Search the material below for the word "chart". Copy every line that has it.
● ● ● ● ●
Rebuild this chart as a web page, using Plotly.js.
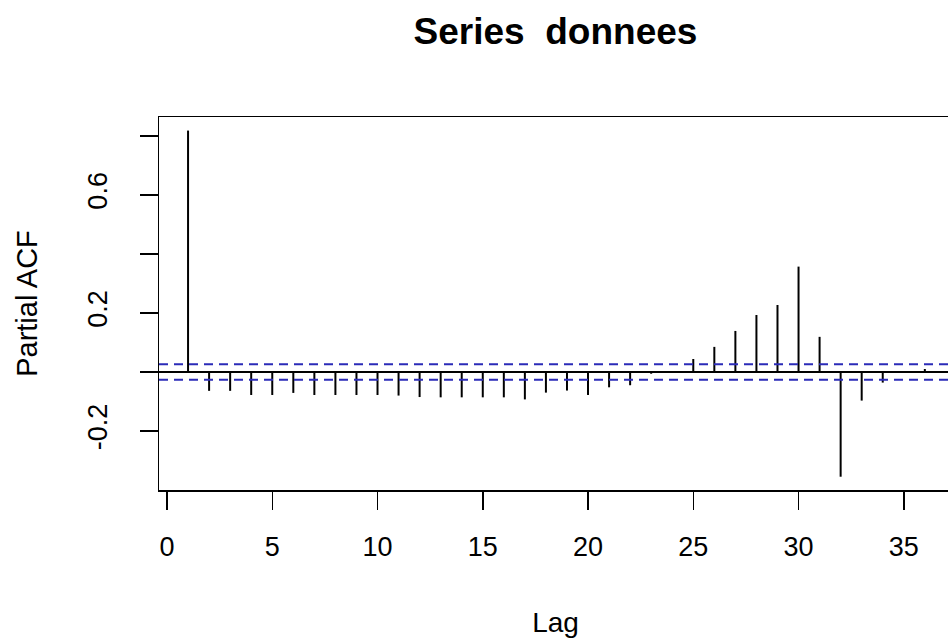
<!DOCTYPE html>
<html><head><meta charset="utf-8">
<script src="https://cdn.plot.ly/plotly-3.0.1.min.js"></script>
<style>html,body{margin:0;padding:0;overflow:hidden;background:#fff}</style>
</head><body><div id="chart"></div>
<script>
const lags = [1,2,3,4,5,6,7,8,9,10,11,12,13,14,15,16,17,18,19,20,21,22,23,24,25,26,27,28,29,30,31,32,33,34,35,36];
const pacfValues = [0.818,-0.064,-0.064,-0.078,-0.078,-0.071,-0.078,-0.078,-0.078,-0.078,-0.080,-0.085,
  -0.086,-0.086,-0.086,-0.086,-0.093,-0.070,-0.063,-0.078,-0.052,-0.045,-0.006,0.001,
  0.044,0.085,0.139,0.193,0.227,0.357,0.119,-0.355,-0.097,-0.036,0.002,0.010];
const ciBound = 0.026;
const xTickVals = [0,5,10,15,20,25,30,35];
const xTickText = ["0","5","10","15","20","25","30","35"];
const yTickVals = [-0.2,0,0.2,0.4,0.6,0.8];
const yTickText = ["-0.2","","0.2","","0.6",""];
const titleText = "Series\u00a0 donnees";
const xTitle = "Lag";
const yTitle = "Partial ACF";

const sx = [], sy = [];
lags.forEach((l, i) => { sx.push(l, l, null); sy.push(0, pacfValues[i], null); });

const FONT = "Liberation Sans, Arial, Helvetica, sans-serif";
const traces = [{
  type: "scatter", mode: "lines", x: sx, y: sy,
  line: {color: "#000", width: 2}, hoverinfo: "skip", showlegend: false
}];

const layout = {
  width: 952, height: 644,
  margin: {l: 159, r: 0, t: 117, b: 154},
  paper_bgcolor: "#fff", plot_bgcolor: "#fff",
  font: {family: FONT, color: "#000"},
  title: {text: titleText, font: {family: FONT, size: 37, weight: "bold", color: "#000"},
          xref: "paper", x: 0.5, xanchor: "center", yref: "container", y: 1 - 31/644, yanchor: "middle"},
  xaxis: {
    range: [-0.38, 37.29], tickmode: "array", tickvals: xTickVals, ticktext: xTickText,
    ticks: "outside", ticklen: 18, tickwidth: 1.5, tickcolor: "#000",
    showline: true, mirror: true, linecolor: "#000", linewidth: 1.5,
    showgrid: false, zeroline: false, ticklabelstandoff: 14,
    tickfont: {size: 27, family: FONT, color: "#000"},
    title: {text: xTitle, font: {size: 28, family: FONT, color: "#000"}, standoff: 51}
  },
  yaxis: {
    range: [-0.4, 0.864], tickmode: "array", tickvals: yTickVals, ticktext: yTickText,
    ticks: "outside", ticklen: 18, tickwidth: 1.5, tickcolor: "#000", tickangle: -90,
    showline: true, mirror: true, linecolor: "#000", linewidth: 1.5,
    showgrid: false, zeroline: true, zerolinecolor: "#000", zerolinewidth: 1.5,
    ticklabelstandoff: 22,
    tickfont: {size: 27, family: FONT, color: "#000"},
    title: {text: yTitle, font: {size: 29, family: FONT, color: "#000"}, standoff: 36}
  },
  shapes: [ciBound, -ciBound].map(v => ({
    type: "line", xref: "paper", x0: 0, x1: 1, yref: "y", y0: v, y1: v,
    line: {color: "#2b2bb8", width: 2, dash: "9px,6px"}
  }))
};
Plotly.newPlot("chart", traces, layout, {displayModeBar: false, staticPlot: true});
</script></body></html>
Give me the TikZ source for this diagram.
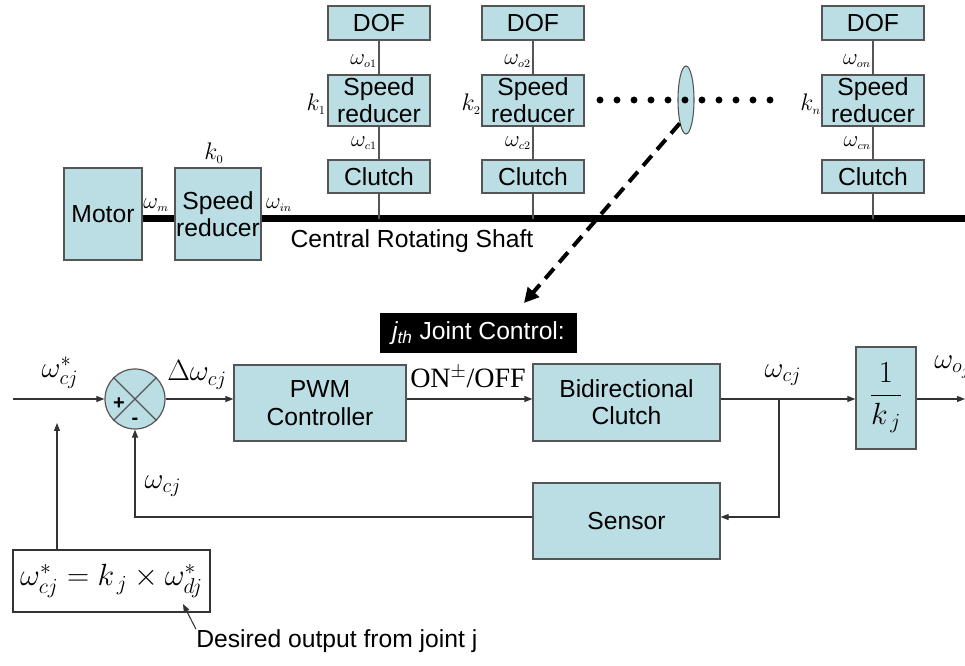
\RequirePackage{fix-cm}
\documentclass[tikz,border=0pt]{standalone}
\usepackage[no-math]{fontspec}
\setmainfont{Liberation Sans}
\newfontfamily\tmsfont{Liberation Serif}
\usetikzlibrary{arrows.meta,shapes.geometric}
\definecolor{boxfill}{RGB}{186,222,228}
\definecolor{boxline}{RGB}{85,85,85}

\begin{document}
\begin{tikzpicture}[x=0.75pt,y=-0.75pt,
  blk/.style={draw=boxline, line width=0.9pt, fill=boxfill, inner sep=0pt,
    align=center, font=\fontsize{18.5}{20.5}\selectfont},
  dofbox/.style={blk, minimum width=76.5pt, minimum height=25.5pt},
  redbox/.style={blk, minimum width=76.5pt, minimum height=38.25pt},
  clbox/.style={blk, minimum width=76.5pt, minimum height=24.75pt},
  wire/.style={draw=black!80, line width=0.8pt},
  gwire/.style={draw=boxline, line width=0.8pt},
  sig/.style={wire, -{Triangle[length=6pt,width=4.5pt]}},
  shaft/.style={draw=black, line width=5.25pt},
  sml/.style={font=\fontsize{17}{19}\selectfont, inner sep=0pt},
  kl/.style={font=\fontsize{18}{20}\selectfont, inner sep=0pt},
  big/.style={font=\fontsize{22}{26}\selectfont, inner sep=0pt},
  txt/.style={font=\fontsize{18.5}{21}\selectfont, inner sep=0pt},
]
\useasboundingbox (0,0) rectangle (965,666);

% ---------- mechanical layout ----------
\node[blk, minimum width=58.5pt, minimum height=69pt] (motor) at (103,214) {Motor};
\node[blk, minimum width=64.5pt, minimum height=69pt] (sr0) at (218,214) {Speed\\reducer};

\node[dofbox] (dof1) at (379,23)    {DOF};
\node[redbox] (sr1)  at (379,100.5) {Speed\\reducer};
\node[clbox]  (cl1)  at (379,176.5) {Clutch};

\node[dofbox] (dof2) at (533,23)    {DOF};
\node[redbox] (sr2)  at (533,100.5) {Speed\\reducer};
\node[clbox]  (cl2)  at (533,176.5) {Clutch};

\node[dofbox] (dofn) at (873,23)    {DOF};
\node[redbox] (srn)  at (873,100.5) {Speed\\reducer};
\node[clbox]  (cln)  at (873,176.5) {Clutch};

\coordinate (shaftend) at (965,219);
\draw[shaft] (motor.east |- shaftend) -- (sr0.west |- shaftend);
\draw[shaft] (sr0.east |- shaftend) -- (shaftend);

\foreach \n in {1,2,n}{
  \draw[gwire] (dof\n) -- (sr\n);
  \draw[gwire] (sr\n) -- (cl\n);
  \draw[gwire] (cl\n.south) -- (cl\n.south |- shaftend);
}

\node[sml, anchor=east] (wo1) at (377,61)  {$\omega_{\scriptscriptstyle o1}$};
\node[sml, anchor=east] (wc1) at (377,143) {$\omega_{\scriptscriptstyle c1}$};
\node[kl,  anchor=east] (k1)  at (326,104) {$k_{\scriptscriptstyle 1}$};
\node[sml, anchor=east] (wo2) at (531,61)  {$\omega_{\scriptscriptstyle o2}$};
\node[sml, anchor=east] (wc2) at (531,143) {$\omega_{\scriptscriptstyle c2}$};
\node[kl,  anchor=east] (k2)  at (481,104) {$k_{\scriptscriptstyle 2}$};
\node[sml, anchor=east] (won) at (871,61)  {$\omega_{\scriptscriptstyle on}$};
\node[sml, anchor=east] (wcn) at (871,143) {$\omega_{\scriptscriptstyle cn}$};
\node[kl,  anchor=east] (kn)  at (821,104) {$k_{\scriptscriptstyle n}$};
\node[kl] (k0) at (214,153) {$k_{\scriptscriptstyle 0}$};
\node[sml] (wm)  at (156,205) {$\omega_{\scriptscriptstyle m}$};
\node[sml] (win) at (279,205) {$\omega_{\scriptscriptstyle in}$};
\node[txt] (shaftlbl) at (412,241) {Central Rotating Shaft};

% further joints, with one of them picked out
\node[ellipse, draw=boxline, line width=0.8pt, fill=boxfill, inner sep=0pt,
      minimum width=12pt, minimum height=51pt] (lens) at (686,100) {};
\foreach \i in {0,...,10}
  \fill (600+17*\i,100) circle (2.6pt);

\coordinate (jtip) at (524,303);
\draw[line width=3pt, dash pattern=on 10pt off 6pt,
      -{Triangle[length=11pt,width=11pt]}] (lens.255) -- (jtip);

% ---------- joint control loop ----------
\node[fill=black, text=white, inner sep=0pt, minimum width=147.75pt,
      minimum height=30pt, font=\fontsize{18.5}{21}\selectfont] (jlab) at (478.5,333)
      {{\itshape j}\textsubscript{\itshape th} Joint Control:};

\node[circle, draw=boxline, line width=0.9pt, fill=boxfill, inner sep=0pt,
      minimum size=45pt] (sum) at (135,399) {};
\draw[gwire] (sum.45) -- (sum.225) (sum.135) -- (sum.315);
\node[font=\bfseries\fontsize{15}{16}\selectfont, inner sep=0pt] (plus) at (119,404) {+};
\node[font=\bfseries\fontsize{15}{16}\selectfont, inner sep=0pt] (minus) at (135,421) {-};

\node[blk, minimum width=129pt, minimum height=57pt] (pwm) at (320,403) {PWM\\Controller};
\node[blk, minimum width=140.25pt, minimum height=57.75pt] (bic) at (626.5,402.5) {Bidirectional\\Clutch};
\node[blk, minimum width=140.25pt, minimum height=57pt] (sens) at (626.5,521) {Sensor};
\node[blk, minimum width=45pt, minimum height=76.5pt, font=\fontsize{23}{27}\selectfont]
      (inv) at (886,398) {$\displaystyle\frac{1}{k_{\,j}}$};

\coordinate (inp) at (13,399);
\coordinate (outp) at (965,399);
\coordinate (br) at (779,399);
\coordinate (fbl) at (135,517);

\draw[sig] (inp) -- (sum.west);
\draw[sig] (sum.east) -- (sum.east -| pwm.west);
\draw[sig] (pwm.east |- sum) -- (bic.west |- sum);
\draw[sig] (bic.east |- sum) -- (inv.west |- sum);
\draw[sig] (inv.east |- sum) -- (outp);
\draw[sig] (br) -- (br |- fbl) -- (sens.east |- fbl);
\draw[sig] (sens.west |- fbl) -- (fbl) -- (sum.south);

\node[big] (wstar) at (60,373) {$\omega_{cj}^{*}$};
\node[big] (dw)    at (197,375) {$\Delta\omega_{cj}$};
\node[big] (wfb)   at (163,486) {$\omega_{cj}$};
\node[big] (wcr)   at (783,375) {$\omega_{cj}$};
\node[font=\tmsfont\fontsize{21}{24}\selectfont, inner sep=0pt] (onoff) at (468,377) {ON$^{\pm}$/OFF};
\node[big, anchor=west] (wo) at (934,367) {$\omega_{o_j}$};

% desired joint speed reference
\node[draw=black!80, line width=0.8pt, inner sep=0pt, minimum width=147.75pt,
      minimum height=46.5pt, font=\fontsize{23}{28}\selectfont] (ref) at (111.5,581)
      {$\omega_{cj}^{*}=k_{\,j}\times\omega_{dj}^{*}$};
\coordinate (rtip) at (57,423);
\draw[sig] (rtip |- ref.north) -- (rtip);

\node[txt, anchor=west] (desc) at (196,641) {Desired output from joint j};
\coordinate (dtip) at (183,604);
\draw[wire, -{Triangle[length=6pt,width=4.5pt]}] (desc.north west) -- (dtip);
\end{tikzpicture}
\end{document}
● ● ● ● ●
Written answer:
Rebuild this chart as a web page, using Plotly.js.
</head><body><div id="chart"></div>
Plotly.newPlot("chart", traces, layout, {displayModeBar: false, staticPlot: true});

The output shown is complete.